▶ GIVEN INFORMATION:
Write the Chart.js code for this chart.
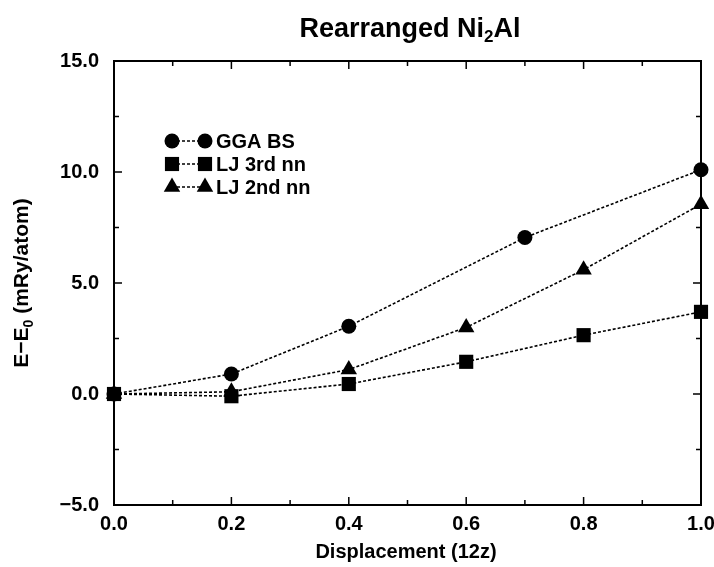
<!DOCTYPE html>
<html>
<head>
<meta charset="utf-8">
<script src="https://cdn.jsdelivr.net/npm/chart.js@4/dist/chart.umd.min.js"></script>
<style>
html,body{margin:0;padding:0;background:#fff;}
#wrap{width:714px;height:567px;}
</style>
</head>
<body>
<div id="wrap"><canvas id="c" width="714" height="567"></canvas></div>
<script>
const ggaX = [0.0, 0.2, 0.4, 0.7, 1.0];
const ggaY = [0.0, 0.9, 3.05, 7.05, 10.1];
const lj3X = [0.0, 0.2, 0.4, 0.6, 0.8, 1.0];
const lj3Y = [0.0, -0.1, 0.45, 1.45, 2.65, 3.7];
const lj2X = [0.0, 0.2, 0.4, 0.6, 0.8, 1.0];
const lj2Y = [0.0, 0.1, 1.1, 3.0, 5.6, 8.55];
const seriesNames = ['GGA BS', 'LJ 3rd nn', 'LJ 2nd nn'];
const xTicks = [0.0, 0.2, 0.4, 0.6, 0.8, 1.0];
const yTicks = [-5.0, 0.0, 5.0, 10.0, 15.0];

const FONT = '"Liberation Sans", Arial, Helvetica, sans-serif';
const pts = (xs, ys) => xs.map((x, i) => ({x: x, y: ys[i]}));
const styles = [
  {pointStyle: 'circle', radius: 7.5},
  {pointStyle: 'rect', radius: 10},
  {pointStyle: 'triangle', radius: 9.5}
];
const mk = (name, data, s) => ({
  label: name, data: data, showLine: true,
  borderColor: '#000', backgroundColor: '#000', borderWidth: 1.6,
  borderDash: [3, 2], pointStyle: s.pointStyle, pointRadius: s.radius,
  pointBorderWidth: 0, pointBackgroundColor: '#000', tension: 0
});

function fmt(v){ return (v < 0 ? '\u2212' : '') + Math.abs(v).toFixed(1); }

const deco = {
  id: 'deco',
  afterDraw(chart) {
    const ctx = chart.ctx, a = chart.chartArea;
    const xs = chart.scales.x, ys = chart.scales.y;
    ctx.save();
    ctx.strokeStyle = '#000';
    ctx.lineWidth = 2;
    ctx.setLineDash([]);
    ctx.strokeRect(a.left, a.top, a.right - a.left, a.bottom - a.top);
    ctx.lineWidth = 1.5;
    for (let i = 1; i < 10; i++) {
      const v = i / 10, px = xs.getPixelForValue(v);
      const L = (i % 2 === 0) ? 8 : 5;
      ctx.beginPath();
      ctx.moveTo(px, a.bottom); ctx.lineTo(px, a.bottom - L);
      ctx.moveTo(px, a.top); ctx.lineTo(px, a.top + L);
      ctx.stroke();
    }
    for (let i = 1; i < 8; i++) {
      const v = -5 + i * 2.5, py = ys.getPixelForValue(v);
      const L = (i % 2 === 0) ? 8 : 5;
      ctx.beginPath();
      ctx.moveTo(a.left, py); ctx.lineTo(a.left + L, py);
      ctx.moveTo(a.right, py); ctx.lineTo(a.right - L, py);
      ctx.stroke();
    }
    // title
    ctx.fillStyle = '#000';
    ctx.textBaseline = 'alphabetic';
    const tf = 'bold 27px ' + FONT, sf = 'bold 17px ' + FONT;
    const p1 = 'Rearranged Ni', p2 = '2', p3 = 'Al';
    ctx.font = tf; const w1 = ctx.measureText(p1).width, w3 = ctx.measureText(p3).width;
    ctx.font = sf; const w2 = ctx.measureText(p2).width;
    const tw = w1 + w2 + w3;
    let tx = 410 - tw / 2;
    const ty = 37;
    ctx.textAlign = 'left';
    ctx.font = tf; ctx.fillText(p1, tx, ty);
    ctx.font = sf; ctx.fillText(p2, tx + w1, ty + 5);
    ctx.font = tf; ctx.fillText(p3, tx + w1 + w2, ty);
    // x title
    ctx.font = 'bold 20px ' + FONT;
    ctx.textAlign = 'center';
    ctx.fillText('Displacement (12z)', 406, 558);
    // y title
    ctx.save();
    ctx.translate(28, (a.top + a.bottom) / 2);
    ctx.rotate(-Math.PI / 2);
    const yf = 'bold 21px ' + FONT, ysf = 'bold 14px ' + FONT;
    const q1 = 'E\u2212E', q2 = '0', q3 = ' (mRy/atom)';
    ctx.font = yf; const u1 = ctx.measureText(q1).width, u3 = ctx.measureText(q3).width;
    ctx.font = ysf; const u2 = ctx.measureText(q2).width;
    let qx = -(u1 + u2 + u3) / 2;
    ctx.textAlign = 'left';
    ctx.font = yf; ctx.fillText(q1, qx, 0);
    ctx.font = ysf; ctx.fillText(q2, qx + u1, 5);
    ctx.font = yf; ctx.fillText(q3, qx + u1 + u2, 0);
    ctx.restore();
    // legend
    const rows = [141, 164, 187];
    const mx1 = 172, mx2 = 205, txx = 216;
    chart.data.datasets.forEach((ds, i) => {
      const y = rows[i];
      ctx.save();
      ctx.lineWidth = 1.6; ctx.setLineDash([3, 2]);
      ctx.beginPath(); ctx.moveTo(mx1, y); ctx.lineTo(mx2, y); ctx.stroke();
      ctx.restore();
      const opt = {pointStyle: ds.pointStyle, radius: ds.pointRadius, borderWidth: 0};
      ctx.fillStyle = '#000';
      Chart.helpers.drawPoint(ctx, opt, mx1, y);
      Chart.helpers.drawPoint(ctx, opt, mx2, y);
      ctx.font = 'bold 20px ' + FONT;
      ctx.textAlign = 'left';
      ctx.textBaseline = 'middle';
      ctx.fillText(ds.label, txx, y + 1);
    });
    ctx.restore();
  }
};

new Chart(document.getElementById('c'), {
  type: 'scatter',
  data: {
    datasets: [
      mk(seriesNames[0], pts(ggaX, ggaY), styles[0]),
      mk(seriesNames[1], pts(lj3X, lj3Y), styles[1]),
      mk(seriesNames[2], pts(lj2X, lj2Y), styles[2])
    ]
  },
  options: {
    responsive: false,
    animation: false,
    clip: false,
    layout: {padding: {top: 61, right: 0, left: 0, bottom: 0}},
    plugins: {legend: {display: false}, tooltip: {enabled: false}, title: {display: false}},
    scales: {
      x: {
        type: 'linear', min: 0, max: 1,
        afterFit(s) { s.height = 62; s.paddingRight = 13; },
        afterBuildTicks(s) { s.ticks = xTicks.map(v => ({value: v})); },
        grid: {display: false, drawTicks: false},
        border: {display: false},
        ticks: {color: '#000', padding: 7, font: {family: FONT, size: 20, weight: 'bold'}, callback: v => fmt(v), maxRotation: 0}
      },
      y: {
        type: 'linear', min: -5, max: 15,
        afterFit(s) { s.width = 114; },
        afterBuildTicks(s) { s.ticks = yTicks.map(v => ({value: v})); },
        grid: {display: false, drawTicks: false},
        border: {display: false},
        ticks: {color: '#000', padding: 15, font: {family: FONT, size: 20, weight: 'bold'}, callback: v => fmt(v)}
      }
    }
  },
  plugins: [deco]
});
</script>
</body>
</html>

▶ INSTRUCTIONS FOR THE TASK: The data above needs to be retyped exactly, with the images left out.

▶ RESULT:
Write the Chart.js code for this chart.
<!DOCTYPE html>
<html>
<head>
<meta charset="utf-8">
<script src="https://cdn.jsdelivr.net/npm/chart.js@4/dist/chart.umd.min.js"></script>
<style>
html,body{margin:0;padding:0;background:#fff;}
#wrap{width:714px;height:567px;}
</style>
</head>
<body>
<div id="wrap"><canvas id="c" width="714" height="567"></canvas></div>
<script>
const ggaX = [0.0, 0.2, 0.4, 0.7, 1.0];
const ggaY = [0.0, 0.9, 3.05, 7.05, 10.1];
const lj3X = [0.0, 0.2, 0.4, 0.6, 0.8, 1.0];
const lj3Y = [0.0, -0.1, 0.45, 1.45, 2.65, 3.7];
const lj2X = [0.0, 0.2, 0.4, 0.6, 0.8, 1.0];
const lj2Y = [0.0, 0.1, 1.1, 3.0, 5.6, 8.55];
const seriesNames = ['GGA BS', 'LJ 3rd nn', 'LJ 2nd nn'];
const xTicks = [0.0, 0.2, 0.4, 0.6, 0.8, 1.0];
const yTicks = [-5.0, 0.0, 5.0, 10.0, 15.0];

const FONT = '"Liberation Sans", Arial, Helvetica, sans-serif';
const pts = (xs, ys) => xs.map((x, i) => ({x: x, y: ys[i]}));
const styles = [
  {pointStyle: 'circle', radius: 7.5},
  {pointStyle: 'rect', radius: 10},
  {pointStyle: 'triangle', radius: 9.5}
];
const mk = (name, data, s) => ({
  label: name, data: data, showLine: true,
  borderColor: '#000', backgroundColor: '#000', borderWidth: 1.6,
  borderDash: [3, 2], pointStyle: s.pointStyle, pointRadius: s.radius,
  pointBorderWidth: 0, pointBackgroundColor: '#000', tension: 0
});

function fmt(v){ return (v < 0 ? '\u2212' : '') + Math.abs(v).toFixed(1); }

const deco = {
  id: 'deco',
  afterDraw(chart) {
    const ctx = chart.ctx, a = chart.chartArea;
    const xs = chart.scales.x, ys = chart.scales.y;
    ctx.save();
    ctx.strokeStyle = '#000';
    ctx.lineWidth = 2;
    ctx.setLineDash([]);
    ctx.strokeRect(a.left, a.top, a.right - a.left, a.bottom - a.top);
    ctx.lineWidth = 1.5;
    for (let i = 1; i < 10; i++) {
      const v = i / 10, px = xs.getPixelForValue(v);
      const L = (i % 2 === 0) ? 8 : 5;
      ctx.beginPath();
      ctx.moveTo(px, a.bottom); ctx.lineTo(px, a.bottom - L);
      ctx.moveTo(px, a.top); ctx.lineTo(px, a.top + L);
      ctx.stroke();
    }
    for (let i = 1; i < 8; i++) {
      const v = -5 + i * 2.5, py = ys.getPixelForValue(v);
      const L = (i % 2 === 0) ? 8 : 5;
      ctx.beginPath();
      ctx.moveTo(a.left, py); ctx.lineTo(a.left + L, py);
      ctx.moveTo(a.right, py); ctx.lineTo(a.right - L, py);
      ctx.stroke();
    }
    // title
    ctx.fillStyle = '#000';
    ctx.textBaseline = 'alphabetic';
    const tf = 'bold 27px ' + FONT, sf = 'bold 17px ' + FONT;
    const p1 = 'Rearranged Ni', p2 = '2', p3 = 'Al';
    ctx.font = tf; const w1 = ctx.measureText(p1).width, w3 = ctx.measureText(p3).width;
    ctx.font = sf; const w2 = ctx.measureText(p2).width;
    const tw = w1 + w2 + w3;
    let tx = 410 - tw / 2;
    const ty = 37;
    ctx.textAlign = 'left';
    ctx.font = tf; ctx.fillText(p1, tx, ty);
    ctx.font = sf; ctx.fillText(p2, tx + w1, ty + 5);
    ctx.font = tf; ctx.fillText(p3, tx + w1 + w2, ty);
    // x title
    ctx.font = 'bold 20px ' + FONT;
    ctx.textAlign = 'center';
    ctx.fillText('Displacement (12z)', 406, 558);
    // y title
    ctx.save();
    ctx.translate(28, (a.top + a.bottom) / 2);
    ctx.rotate(-Math.PI / 2);
    const yf = 'bold 21px ' + FONT, ysf = 'bold 14px ' + FONT;
    const q1 = 'E\u2212E', q2 = '0', q3 = ' (mRy/atom)';
    ctx.font = yf; const u1 = ctx.measureText(q1).width, u3 = ctx.measureText(q3).width;
    ctx.font = ysf; const u2 = ctx.measureText(q2).width;
    let qx = -(u1 + u2 + u3) / 2;
    ctx.textAlign = 'left';
    ctx.font = yf; ctx.fillText(q1, qx, 0);
    ctx.font = ysf; ctx.fillText(q2, qx + u1, 5);
    ctx.font = yf; ctx.fillText(q3, qx + u1 + u2, 0);
    ctx.restore();
    // legend
    const rows = [141, 164, 187];
    const mx1 = 172, mx2 = 205, txx = 216;
    chart.data.datasets.forEach((ds, i) => {
      const y = rows[i];
      ctx.save();
      ctx.lineWidth = 1.6; ctx.setLineDash([3, 2]);
      ctx.beginPath(); ctx.moveTo(mx1, y); ctx.lineTo(mx2, y); ctx.stroke();
      ctx.restore();
      const opt = {pointStyle: ds.pointStyle, radius: ds.pointRadius, borderWidth: 0};
      ctx.fillStyle = '#000';
      Chart.helpers.drawPoint(ctx, opt, mx1, y);
      Chart.helpers.drawPoint(ctx, opt, mx2, y);
      ctx.font = 'bold 20px ' + FONT;
      ctx.textAlign = 'left';
      ctx.textBaseline = 'middle';
      ctx.fillText(ds.label, txx, y + 1);
    });
    ctx.restore();
  }
};

new Chart(document.getElementById('c'), {
  type: 'scatter',
  data: {
    datasets: [
      mk(seriesNames[0], pts(ggaX, ggaY), styles[0]),
      mk(seriesNames[1], pts(lj3X, lj3Y), styles[1]),
      mk(seriesNames[2], pts(lj2X, lj2Y), styles[2])
    ]
  },
  options: {
    responsive: false,
    animation: false,
    clip: false,
    layout: {padding: {top: 61, right: 0, left: 0, bottom: 0}},
    plugins: {legend: {display: false}, tooltip: {enabled: false}, title: {display: false}},
    scales: {
      x: {
        type: 'linear', min: 0, max: 1,
        afterFit(s) { s.height = 62; s.paddingRight = 13; },
        afterBuildTicks(s) { s.ticks = xTicks.map(v => ({value: v})); },
        grid: {display: false, drawTicks: false},
        border: {display: false},
        ticks: {color: '#000', padding: 7, font: {family: FONT, size: 20, weight: 'bold'}, callback: v => fmt(v), maxRotation: 0}
      },
      y: {
        type: 'linear', min: -5, max: 15,
        afterFit(s) { s.width = 114; },
        afterBuildTicks(s) { s.ticks = yTicks.map(v => ({value: v})); },
        grid: {display: false, drawTicks: false},
        border: {display: false},
        ticks: {color: '#000', padding: 15, font: {family: FONT, size: 20, weight: 'bold'}, callback: v => fmt(v)}
      }
    }
  },
  plugins: [deco]
});
</script>
</body>
</html>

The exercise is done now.